According to the US Department of Justice, 400 tons of cocaine is on the order of 4,500,000,000 individual doses.
That means every man, woman and child in the US could have had 13 snorts of the drug.
Hernandez was sentenced by a US court to spend 45 years in prison.
He is the sort of person that Donald Trump might characterize as being a “bad hombre.”
So what is Donald Trump going to do to Juan Orlando Hernandez?
Pardon him.
Meanwhile, the Trump Administration is blowing up boats in the Caribbean. These boats are supposed to be owned and operated by drug runners.
According to a report in The Washington Post on November 28, when it was determined that one of the boats blown up wasn’t completely destroyed and there were two survivors, Secretary of Defense Pete Hegsteth (who fancies himself as “Secretary of War,” presumably having played plenty of video games during his formative years) allegedly ordered that those two get taken out, too.
Which violates a whole lot of law, to say nothing of basic decency.
After the WaPo report Hegseth posted on X that the “’lethal, kinetic strikes’” are targeting people “affiliated with a Designated Terrorist Organization.”
It seems, however, that the Trump Administration doesn’t want to share its evidence of those affiliations with anyone in Congress.
More than 80 people have been killed.
According to the US Congress, a “Foreign Terrorist Organization” (FTO) can be designated by the secretary of state if the entity meets three criteria: “the suspected terrorist group must (1) be a foreign organization; (2) engage in ‘terrorist activity,’ ‘terrorism,’ or retain the capability and intent to engage in terrorist activity or terrorism; and (3) threaten the security of US nationals or the national defense, foreign relations, or economic interests of the United States.”
As for what a “terrorist activity” is, the Immigration and Nationality Act defines it as including “specific types of violent actions (hijackings, assassinations, etc.).” Then there’s the Foreign Relations Authorization Act, which defines “terrorism” as a "premeditated, politically motivated violence perpetrated against noncombatant targets by subnational groups or clandestine agents."
In other words, there are specific boxes that must be checked before there is a designation.

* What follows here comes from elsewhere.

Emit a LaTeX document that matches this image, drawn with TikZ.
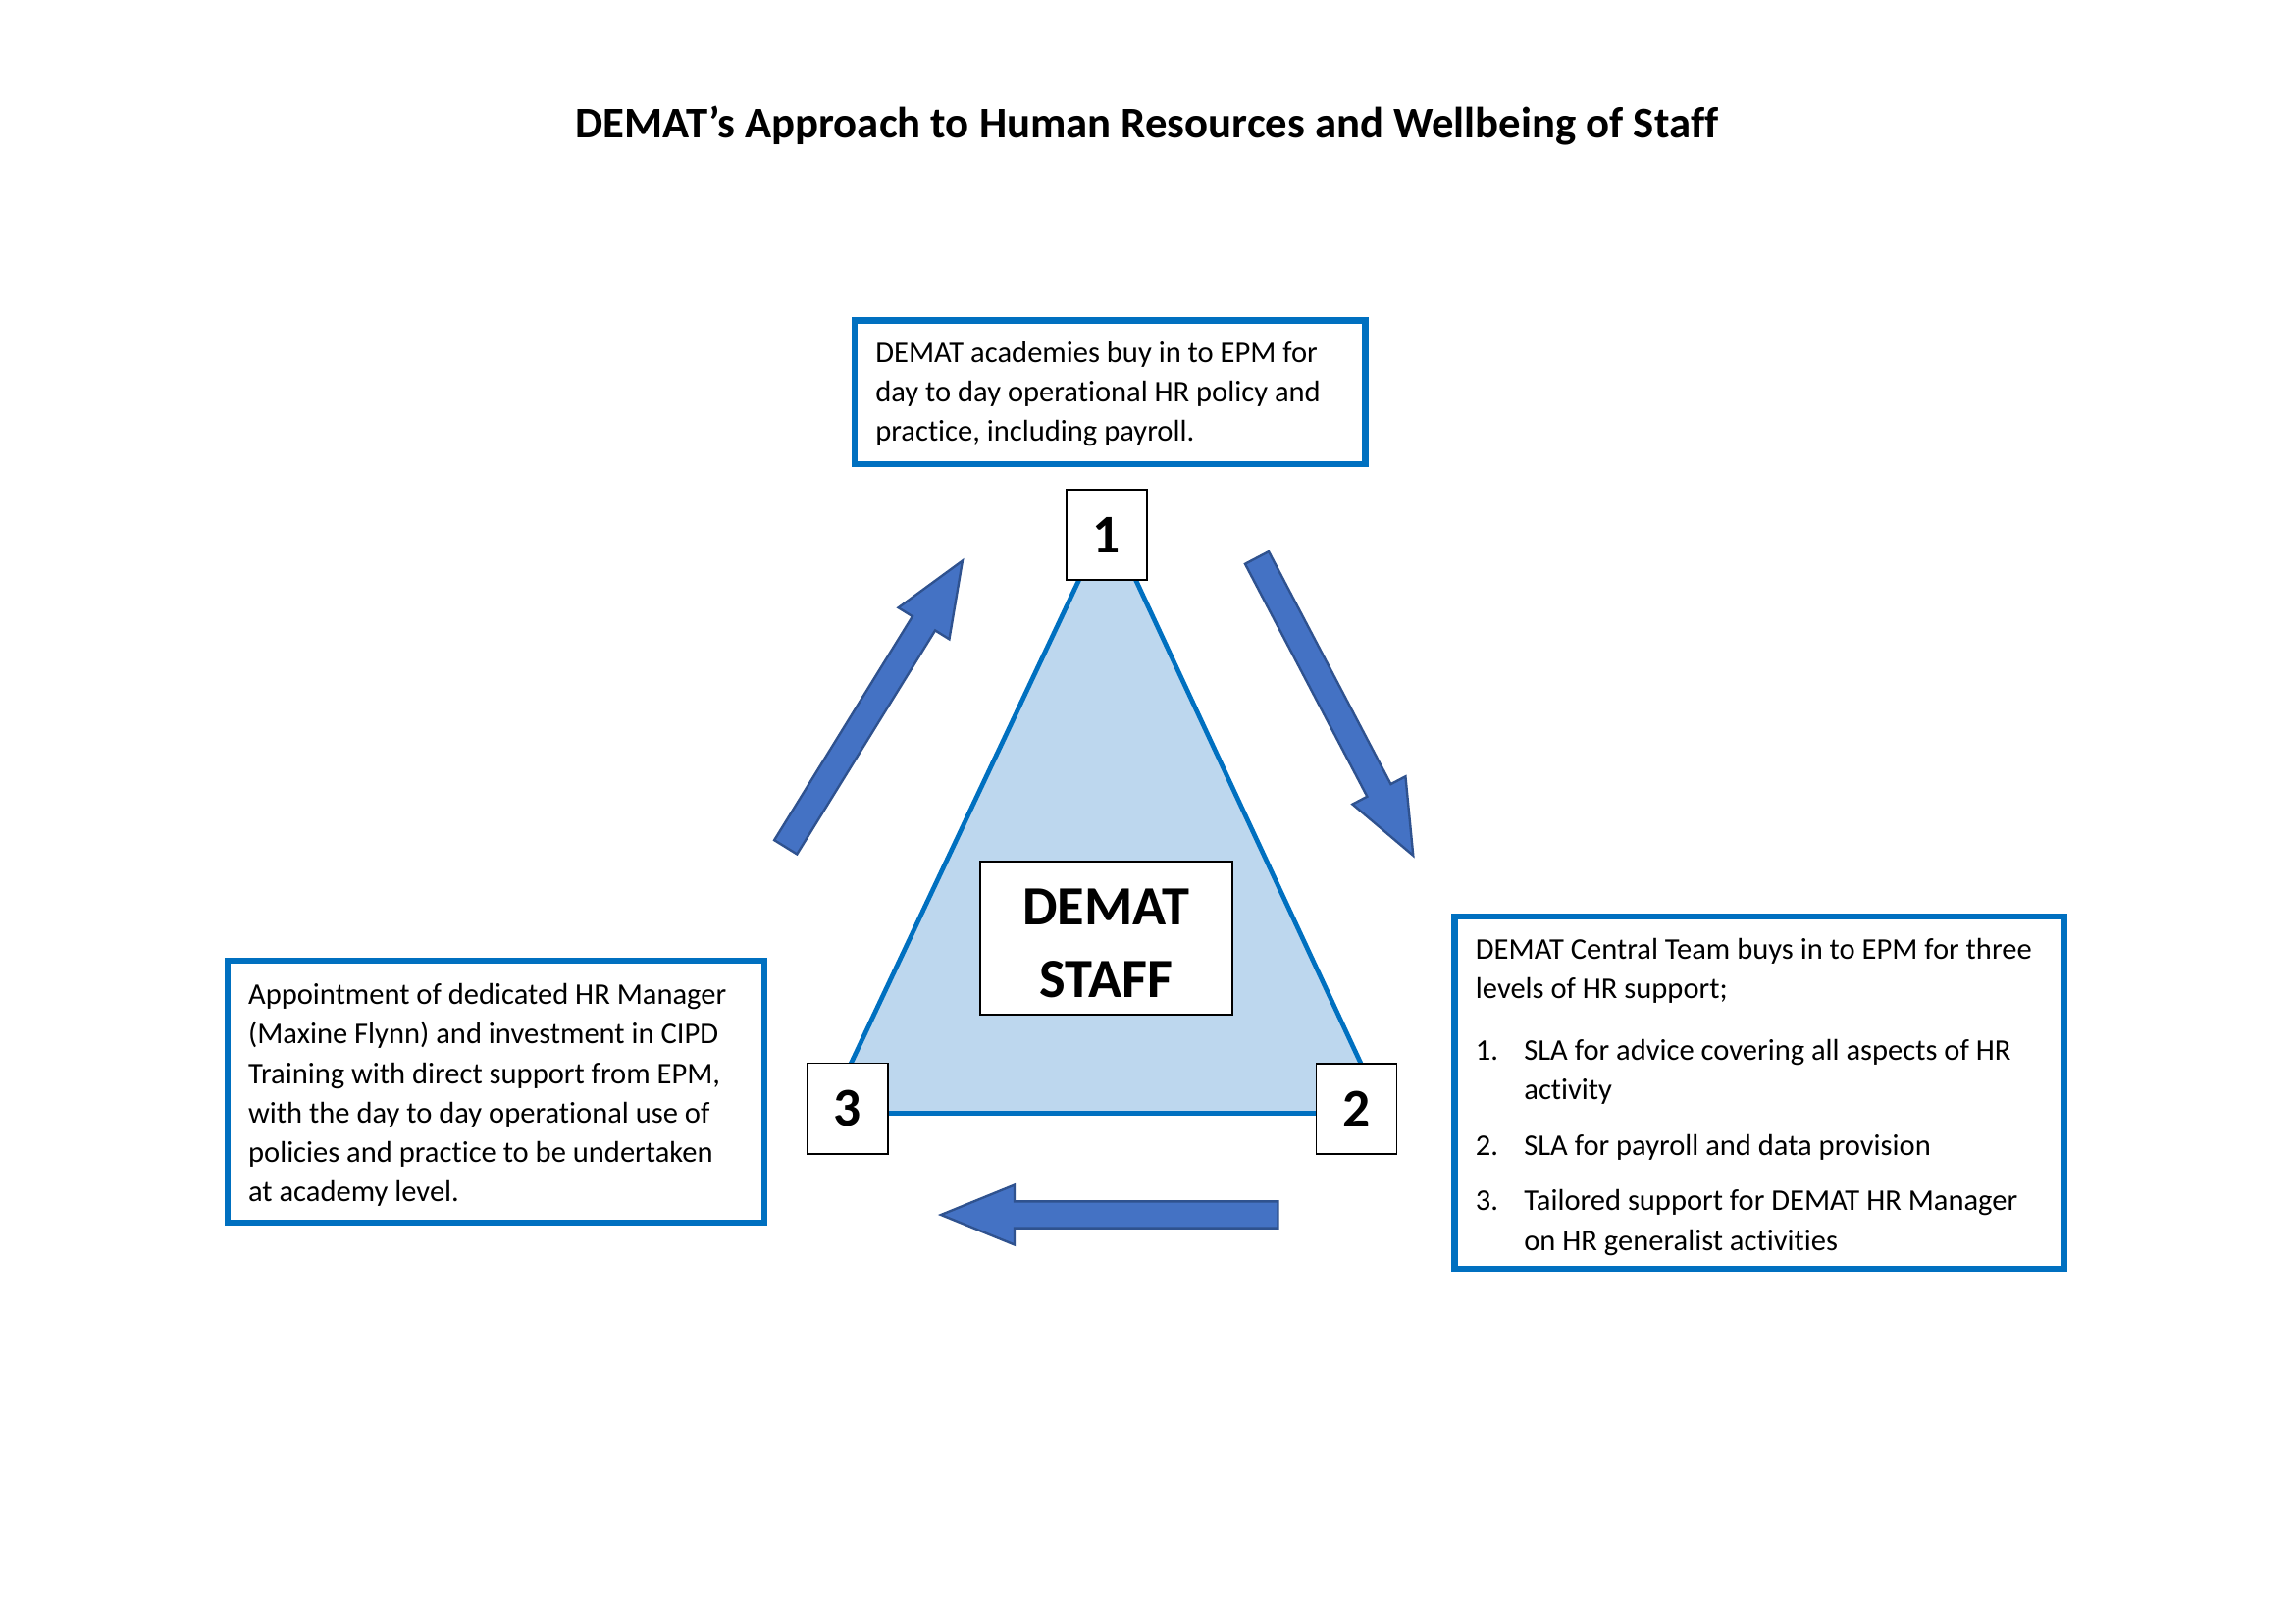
\documentclass[tikz,border=0pt]{standalone}
\usepackage{fontspec}
\setmainfont[Ligatures=NoCommon]{Carlito}
\definecolor{boxblue}{HTML}{0070C0}
\definecolor{trifill}{HTML}{BDD7EE}
\definecolor{arrfill}{HTML}{4472C4}
\definecolor{arrline}{HTML}{2F528F}
\newcommand\blockarr[3]{%
  \begin{scope}[shift={#1},rotate=#2]
    \filldraw[arrowshape] (0,-13.6) -- ({#3-75},-13.6) -- ({#3-75},-30.5) -- (#3,0)
      -- ({#3-75},30.5) -- ({#3-75},13.6) -- (0,13.6) -- cycle;
  \end{scope}}
\begin{document}
\begin{tikzpicture}[x=0.36pt,y=-0.36pt,
  tbox/.style={draw=boxblue, line width=2.25pt, fill=white, inner sep=0pt},
  ttext/.style={anchor=west, inner sep=0pt, align=left,
    font=\fontsize{11}{14.5}\selectfont},
  numbox/.style={draw=black, line width=0.6pt, fill=white, inner sep=0pt,
    minimum width=29.5pt, minimum height=33.2pt,
    font=\bfseries\fontsize{20}{24}\selectfont},
  arrowshape/.style={fill=arrfill, draw=arrline, line width=0.85pt, line join=miter},
  tri/.style={draw=boxblue, fill=trifill, line width=1.7pt, line join=miter}]
\useasboundingbox (0,0) rectangle (2339,1654);

\node[anchor=base, inner sep=0pt, font=\bfseries\fontsize{16.1}{19}\selectfont] (title) at (1169,140)
  {DEMAT’s Approach to Human Resources and Wellbeing of Staff};

% triangle
\coordinate (apex) at (1128.8,529.3);
\coordinate (bl) at (843.3,1134.5);
\coordinate (br) at (1410.6,1134.5);
\filldraw[tri] (apex) -- (br) -- (bl) -- cycle;

% number boxes
\node[numbox] (n1) at (1127.8,545) {1};
\node[numbox] (n3) at (864,1129.7) {3};
\node[numbox] (n2) at (1382.6,1130.2) {2};

% centre box
\node[draw=black, line width=0.6pt, fill=white, minimum width=92.5pt, minimum height=56pt,
  inner sep=0pt] (staff) at (1127.3,956) {};
\node[inner sep=0pt, align=center, font=\bfseries\fontsize{20.3}{26.4}\selectfont] (stafftext)
  at ([yshift=-1.9pt]staff.center) {DEMAT\\STAFF};

% text boxes
\node[tbox, minimum width=187.4pt, minimum height=52.7pt] (b1) at (1131.3,399.7) {};
\node[ttext] (t1) at ([xshift=8.6pt,yshift=-0.6pt]b1.west)
  {DEMAT academies buy in to EPM for\\
   day to day operational HR policy and\\
   practice, including payroll.};

\node[tbox, minimum width=197pt, minimum height=96pt] (b3) at (505.4,1112.5) {};
\node[ttext] (t3) at ([xshift=8.6pt,yshift=-1.3pt]b3.west)
  {Appointment of dedicated HR Manager\\
   (Maxine Flynn) and investment in CIPD\\
   Training with direct support from EPM,\\
   with the day to day operational use of\\
   policies and practice to be undertaken\\
   at academy level.};

\node[tbox, minimum width=223.7pt, minimum height=129.2pt] (b2) at (1793.3,1113.2) {};
\node[ttext] (t2) at ([xshift=8.6pt,yshift=-1.6pt]b2.west)
  {DEMAT Central Team buys in to EPM for three\\
   levels of HR support;\\[8.1pt]
   \makebox[17.8pt][l]{1.}SLA for advice covering all aspects of HR\\
   \hspace*{17.8pt}activity\\[5.9pt]
   \makebox[17.8pt][l]{2.}SLA for payroll and data provision\\[5.9pt]
   \makebox[17.8pt][l]{3.}Tailored support for DEMAT HR Manager\\
   \hspace*{17.8pt}on HR generalist activities};

% block arrows
\coordinate (a1) at (800.7,863.3);
\coordinate (a2) at (1281,568.4);
\coordinate (a3) at (1302.5,1238);
\blockarr{(a1)}{58.3}{343}
\blockarr{(a2)}{-62.3}{342.7}
\blockarr{(a3)}{180}{343.5}
\end{tikzpicture}
\end{document}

People just can’t make it up as they go along.
No one wants US citizens to be endangered, corrupted or otherwise negatively impacted from illegal drugs coming from the Caribbean or anywhere else, like Honduras.
Juan Orlando Hernandez is the former president of Honduras (2014-2022). He was extradited to the US after he was out of office.
So let’s see: Hernandez was tried and convicted. And now pardoned.
And let’s not forget Donald Trump’s pardon of Changpeng Zhao, who pled guilty and was convicted, along with the cryptocurrency company he ran, Binance (which was hit with a $4.3-billion settlement), for money laundering. The money laundering was associated with both drug cartels and terrorists.
Seems a bit strange that there is a willingness to pardon convicted criminals and to blow up boats being manned by what can only be thought of as alleged criminals.
One of the things that makes this country truly great — not “great” in the context of a red baseball cap — is that it is based on the rule of law.
Apparently the rule of law is something that is now becoming conditional, with the conditions being set on an ad-hoc basis.
Macaulay is pundit-at-large for The Hustings.